SMTP (Simple Mail Transfer Protocol) handles message transmission from clients to servers and between mail servers, using TCP port 25. POP3 (Post Office Protocol) and IMAP (Internet Message Access Protocol) enable clients to retrieve messages, with IMAP supporting folder hierarchies and server-side state while POP3 downloads locally. These protocols enable the distributed email system, with SMTP providing delivery, POP3 providing simple retrieval, and IMAP providing rich mailbox management.

How It's Best Learned

Set up a local mail server (Postfix/Dovecot) and observe SMTP transactions using tcpdump. Use telnet to manually send SMTP commands and see protocol-level interactions. Configure email clients with both IMAP and POP3 to understand behavioral differences.

Common Misconceptions

SMTP is bidirectional—it only sends.

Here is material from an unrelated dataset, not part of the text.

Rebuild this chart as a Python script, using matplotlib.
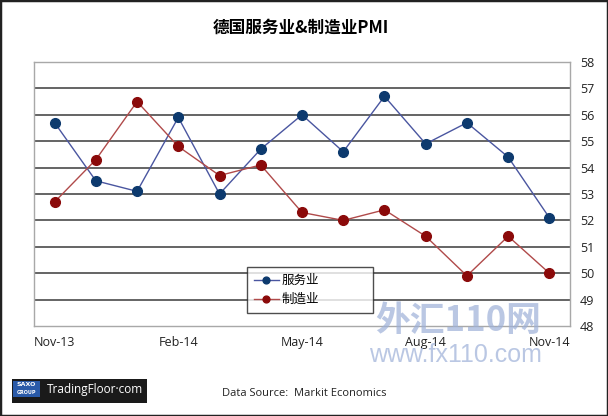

POP3 and IMAP are not interchangeable; POP3 is stateless (downloads delete from server) while IMAP maintains server state. Authentication credentials differ between sending (SMTP) and receiving (POP3/IMAP).

Explainer

Email might seem like a single system, but it is actually built from multiple protocols that handle different stages of a message's journey. Since you understand TCP (which provides reliable, ordered byte streams) and DNS (which resolves names to addresses), you can see how email protocols layer on top of both. The core insight is that sending and receiving email are fundamentally different operations handled by different protocols — just as postal mail has separate systems for collection, sorting, and delivery.

SMTP (Simple Mail Transfer Protocol) is the sending protocol. When you click "Send," your email client opens a TCP connection to an SMTP server on port 25 (or 587 for authenticated submission). The conversation follows a rigid text-based command sequence: `HELO` (identify yourself), `MAIL FROM:` (specify sender), `RCPT TO:` (specify recipient), `DATA` (send the message body), and `QUIT`. The SMTP server then uses DNS to find the recipient's mail server by looking up the domain's MX (Mail Exchanger) record — this is why DNS is a prerequisite. If [email protected] sends to [email protected], Alice's SMTP server queries DNS for company.org's MX record, gets `mail.company.org`, and opens a new SMTP connection to deliver the message there. SMTP is a push protocol: it only moves messages forward, never retrieves them.

POP3 (Post Office Protocol version 3) and IMAP (Internet Message Access Protocol) are the retrieval protocols — they let your email client download messages that SMTP already delivered to your server. POP3 is the simpler of the two: it connects on TCP port 110, authenticates, downloads all new messages to the client, and typically deletes them from the server. This is a "download and delete" model, meaning your email lives on one device only. IMAP, on port 143, takes a fundamentally different approach. It treats the server as the primary storage location and lets the client view, search, organize, and manipulate messages that remain on the server. IMAP supports folder hierarchies, message flags (read, starred, deleted), and partial fetching (download just headers first, then bodies on demand).

The practical difference between POP3 and IMAP matters most when you access email from multiple devices. With POP3, a message downloaded to your phone disappears from the server, so your laptop never sees it. With IMAP, both devices see the same mailbox state because the server is the source of truth — reading a message on your phone marks it as read on your laptop too. This is why IMAP dominates modern email: it mirrors how people actually use email today, across phones, tablets, and desktops. Modern email also wraps all three protocols in TLS encryption (SMTPS on port 465, IMAPS on port 993, POP3S on port 995) to protect credentials and message content in transit.